Transmission line protection
As you already know, the real purpose of transmission line protection is to detect faults or abnormal operating conditions and to initiate corrective action. Protective relays must be able to evaluate a lot of parameters to choose and establish right corrective action.
Obviously, a relay cannot prevent the fault. Its primary purpose is to detect the fault and take the necessary action to minimize the damage to the equipment or to the system.
The most common parameters which reflect the presence of a fault are the voltages and currents at the terminals of the protected apparatus or at the appropriate zone boundaries.
The fundamental problem in power system protection is to define the quantities that can differentiate between normal and abnormal conditions.
This problem is compounded by the fact that ‘‘normal’’ in the present sense means outside the zone of protection. This aspect, which is of the greatest significance in designing a secure relaying system, dominates the design of all protection systems.
The Nature of Relaying
1. Reliability
Reliability, in system protection parlance, has special definitions which differ from the usual planning or operating usage. A relay can misoperate in two ways: it can fail to operate when it is required to do so, or it can operate when it is not required or desirable for it to do so.
To cover both situations, there are two components in defining reliability:
- Dependability – which refers to the certainty that a relay will respond correctly for all faults for which it is designed and applied to operate.
- Security – which is the measure that a relay will not operate incorrectly for any fault.
2. Zones of Protection
The property of security is defined in terms of regions of a power system – called zones of protection for which a given relay or protective system is responsible. The relay will be considered secure if it responds only to faults within its zone of protection.
Figure 1 shows typical zones of protection with transmission lines, buses, and transformers, each residing in its own zone. Also shown are ‘‘closed zones’’ in which all power apparatus entering the zone is monitored, and ‘‘open’’ zones, the limit of which varies with the fault current.
3. Relay Speed
It is, of course, desirable to remove a fault from the power system as quickly as possible. However, the relay must make its decision based upon voltage and current waveforms, which are severely distorted due to transient phenomena that follow the occurrence of a fault.
The relay must separate the meaningful and significant information contained in these waveforms upon which a secure relaying decision must be based. These considerations demand that the relay take a certain amount of time to arrive at a decision with the necessary degree of certainty.

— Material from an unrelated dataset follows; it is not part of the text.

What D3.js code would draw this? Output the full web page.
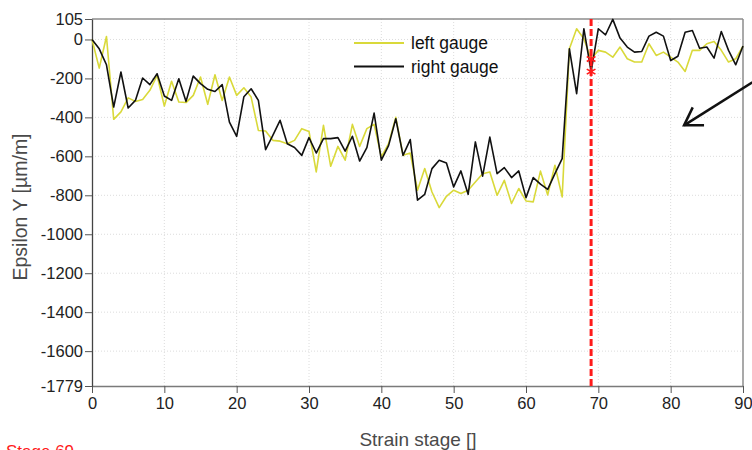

The relationship between the relay response time and its degree of certainty is an inverse one and is one of the most basic properties of all protection systems.
Although the operating time of relays often varies between wide limits, relays are generally classified by their speed of operation as follows:
- Instantaneous — These relays operate as soon as a secure decision is made. No intentional time delay is introduced to slow down the relay response.

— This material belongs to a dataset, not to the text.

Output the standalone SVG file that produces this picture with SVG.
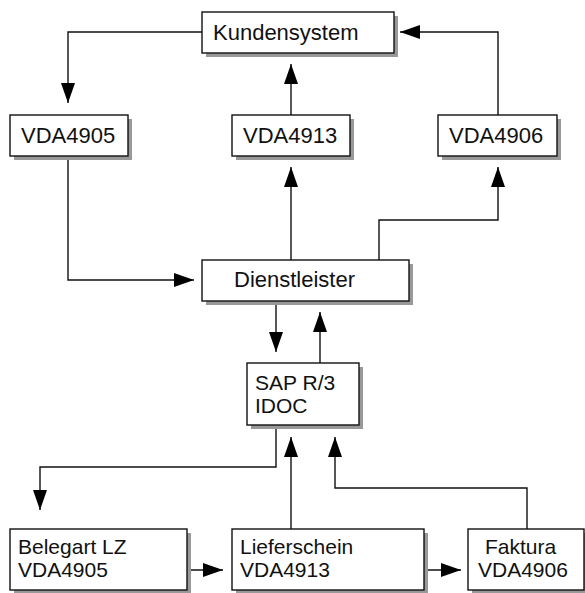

- Time-delay — An intentional time delay is inserted between the relay decision time and the initiation of the trip action.
- High-speed — A relay that operates in less than a specified time. The specified time in present practice is 50 milliseconds (3 cycles on a 60 Hz system).
- Ultra high-speed — This term is not included in the Relay Standards but is commonly considered to be operation in 4 milliseconds or less.
4. Primary and Backup Protection
The main protection system for a given zone of protection is called the primary protection system. It operates in the fastest time possible and removes the least amount of equipment from service.
On Extra High Voltage (EHV) systems, i.e., 345kV and above, it is common to use duplicate primary protection systems in case a component in one primary protection chain fails to operate. This duplication is therefore intended to cover the failure of the relays themselves. One may use relays from a different manufacturer, or relays based on a different principle of operation to avoid common-mode failures.
The operating time and the tripping logic of both the primary and its duplicate system are the same.
It is not always practical to duplicate every element of the protection chain.On High Voltage (HV) and EHV systems, the costs of transducers and circuit breakers are very expensive and the cost of duplicate equipment may not be justified.
On lower voltage systems, even the relays themselves may not be duplicated. In such situations, a backup set of relays will be used. Backup relays are slower than the primary relays and may remove more of the system elements than is necessary to clear the fault.